## [Given instruction]
Carry none of the pictures over; set down the material below exactly.

## [Source data]
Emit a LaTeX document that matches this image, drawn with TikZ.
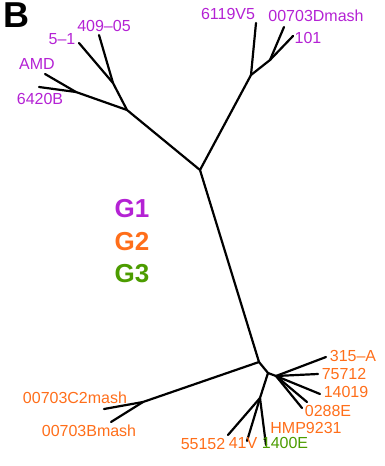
\documentclass[tikz,border=0pt]{standalone}
\usepackage{fontspec}
\setmainfont{Liberation Sans}
\definecolor{gone}{HTML}{B422D4}
\definecolor{gtwo}{HTML}{FF6E1A}
\definecolor{gthree}{HTML}{4C9C00}
\begin{document}
\begin{tikzpicture}[x=1pt,y=-1pt,
  br/.style={line width=2.2pt, line cap=round, line join=round},
  lbl/.style={font=\fontsize{16}{18}\selectfont, inner sep=0pt},
  p/.style={lbl, text=gone},
  o/.style={lbl, text=gtwo},
  gr/.style={lbl, text=gthree},
  big/.style={font=\fontsize{26}{30}\selectfont\bfseries, inner sep=0pt}]
\useasboundingbox (0,0) rectangle (384,466);
% internal nodes
\coordinate (A) at (200,170);
\coordinate (L) at (127,110);
\coordinate (N1) at (76,92);
\coordinate (N2) at (113,83);
\coordinate (R) at (251,75);
\coordinate (N3) at (270,60);
\coordinate (B) at (259,362);
\coordinate (C) at (143,402);
\coordinate (D) at (268,373);
\coordinate (E) at (276,376);
\coordinate (F) at (260,398);
% tips
\coordinate (tAMD) at (45,74);
\coordinate (t6420) at (39,87);
\coordinate (t51) at (79,43);
\coordinate (t409) at (99,35);
\coordinate (t6119) at (256,23);
\coordinate (tDm) at (284,27);
\coordinate (t101) at (293,36);
\coordinate (tC2) at (104,409);
\coordinate (tBm) at (111,422);
\coordinate (t315) at (326,357);
\coordinate (t757) at (318,374);
\coordinate (t140) at (320,394);
\coordinate (t028) at (307,402);
\coordinate (tHMP) at (302,408);
\coordinate (t551) at (228,435);
\coordinate (t41) at (247,441);
\coordinate (t1400) at (266,445);
% branches
\draw[br] (A) -- (L);
\draw[br] (L) -- (N1);
\draw[br] (N1) -- (tAMD);
\draw[br] (N1) -- (t6420);
\draw[br] (L) -- (N2);
\draw[br] (N2) -- (t51);
\draw[br] (N2) -- (t409);
\draw[br] (A) -- (R);
\draw[br] (R) -- (t6119);
\draw[br] (R) -- (N3);
\draw[br] (N3) -- (tDm);
\draw[br] (N3) -- (t101);
\draw[br] (A) -- (B);
\draw[br] (B) -- (C);
\draw[br] (C) -- (tC2);
\draw[br] (C) -- (tBm);
\draw[br] (B) -- (D);
\draw[br] (D) -- (E);
\draw[br] (E) -- (t315);
\draw[br] (E) -- (t757);
\draw[br] (E) -- (t140);
\draw[br] (E) -- (t028);
\draw[br] (E) -- (tHMP);
\draw[br] (D) -- (F);
\draw[br] (F) -- (t551);
\draw[br] (F) -- (t41);
\draw[br] (F) -- (t1400);
% labels
\node[font=\fontsize{36}{40}\selectfont\bfseries, inner sep=0pt, anchor=north west] (lB) at (3,3) {B};
\node[p] (l51) at (62,39) {5–1};
\node[p] (l409) at (104,26) {409–05};
\node[p] (lAMD) at (37,64) {AMD};
\node[p] (l6420) at (40,99) {6420B};
\node[p] (l6119) at (228,14) {6119V5};
\node[p] (lDm) at (316,16) {00703Dmash};
\node[p] (l101) at (308,38) {101};
\node[big, text=gone] (g1) at (132,209) {G1};
\node[big, text=gtwo] (g2) at (132,242) {G2};
\node[big, text=gthree] (g3) at (132,274) {G3};
\node[o] (lC2) at (75,398) {00703C2mash};
\node[o] (lBm) at (89,431) {00703Bmash};
\node[o] (l315) at (353,356) {315–A};
\node[o] (l757) at (344,374) {75712};
\node[o] (l140) at (346,392) {14019};
\node[o] (l028) at (328,411) {0288E};
\node[o] (lHMP) at (306,428) {HMP9231};
\node[o] (l551) at (203,444) {55152};
\node[o] (l41) at (243,443) {41V};
\node[gr] (l1400) at (285,443) {1400E};
\end{tikzpicture}
\end{document}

## [Output for this exercise]
Emit a LaTeX document that matches this image, drawn with TikZ.
\documentclass[tikz,border=0pt]{standalone}
\usepackage{fontspec}
\setmainfont{Liberation Sans}
\definecolor{gone}{HTML}{B422D4}
\definecolor{gtwo}{HTML}{FF6E1A}
\definecolor{gthree}{HTML}{4C9C00}
\begin{document}
\begin{tikzpicture}[x=1pt,y=-1pt,
  br/.style={line width=2.2pt, line cap=round, line join=round},
  lbl/.style={font=\fontsize{16}{18}\selectfont, inner sep=0pt},
  p/.style={lbl, text=gone},
  o/.style={lbl, text=gtwo},
  gr/.style={lbl, text=gthree},
  big/.style={font=\fontsize{26}{30}\selectfont\bfseries, inner sep=0pt}]
\useasboundingbox (0,0) rectangle (384,466);
% internal nodes
\coordinate (A) at (200,170);
\coordinate (L) at (127,110);
\coordinate (N1) at (76,92);
\coordinate (N2) at (113,83);
\coordinate (R) at (251,75);
\coordinate (N3) at (270,60);
\coordinate (B) at (259,362);
\coordinate (C) at (143,402);
\coordinate (D) at (268,373);
\coordinate (E) at (276,376);
\coordinate (F) at (260,398);
% tips
\coordinate (tAMD) at (45,74);
\coordinate (t6420) at (39,87);
\coordinate (t51) at (79,43);
\coordinate (t409) at (99,35);
\coordinate (t6119) at (256,23);
\coordinate (tDm) at (284,27);
\coordinate (t101) at (293,36);
\coordinate (tC2) at (104,409);
\coordinate (tBm) at (111,422);
\coordinate (t315) at (326,357);
\coordinate (t757) at (318,374);
\coordinate (t140) at (320,394);
\coordinate (t028) at (307,402);
\coordinate (tHMP) at (302,408);
\coordinate (t551) at (228,435);
\coordinate (t41) at (247,441);
\coordinate (t1400) at (266,445);
% branches
\draw[br] (A) -- (L);
\draw[br] (L) -- (N1);
\draw[br] (N1) -- (tAMD);
\draw[br] (N1) -- (t6420);
\draw[br] (L) -- (N2);
\draw[br] (N2) -- (t51);
\draw[br] (N2) -- (t409);
\draw[br] (A) -- (R);
\draw[br] (R) -- (t6119);
\draw[br] (R) -- (N3);
\draw[br] (N3) -- (tDm);
\draw[br] (N3) -- (t101);
\draw[br] (A) -- (B);
\draw[br] (B) -- (C);
\draw[br] (C) -- (tC2);
\draw[br] (C) -- (tBm);
\draw[br] (B) -- (D);
\draw[br] (D) -- (E);
\draw[br] (E) -- (t315);
\draw[br] (E) -- (t757);
\draw[br] (E) -- (t140);
\draw[br] (E) -- (t028);
\draw[br] (E) -- (tHMP);
\draw[br] (D) -- (F);
\draw[br] (F) -- (t551);
\draw[br] (F) -- (t41);
\draw[br] (F) -- (t1400);
% labels
\node[font=\fontsize{36}{40}\selectfont\bfseries, inner sep=0pt, anchor=north west] (lB) at (3,3) {B};
\node[p] (l51) at (62,39) {5–1};
\node[p] (l409) at (104,26) {409–05};
\node[p] (lAMD) at (37,64) {AMD};
\node[p] (l6420) at (40,99) {6420B};
\node[p] (l6119) at (228,14) {6119V5};
\node[p] (lDm) at (316,16) {00703Dmash};
\node[p] (l101) at (308,38) {101};
\node[big, text=gone] (g1) at (132,209) {G1};
\node[big, text=gtwo] (g2) at (132,242) {G2};
\node[big, text=gthree] (g3) at (132,274) {G3};
\node[o] (lC2) at (75,398) {00703C2mash};
\node[o] (lBm) at (89,431) {00703Bmash};
\node[o] (l315) at (353,356) {315–A};
\node[o] (l757) at (344,374) {75712};
\node[o] (l140) at (346,392) {14019};
\node[o] (l028) at (328,411) {0288E};
\node[o] (lHMP) at (306,428) {HMP9231};
\node[o] (l551) at (203,444) {55152};
\node[o] (l41) at (243,443) {41V};
\node[gr] (l1400) at (285,443) {1400E};
\end{tikzpicture}
\end{document}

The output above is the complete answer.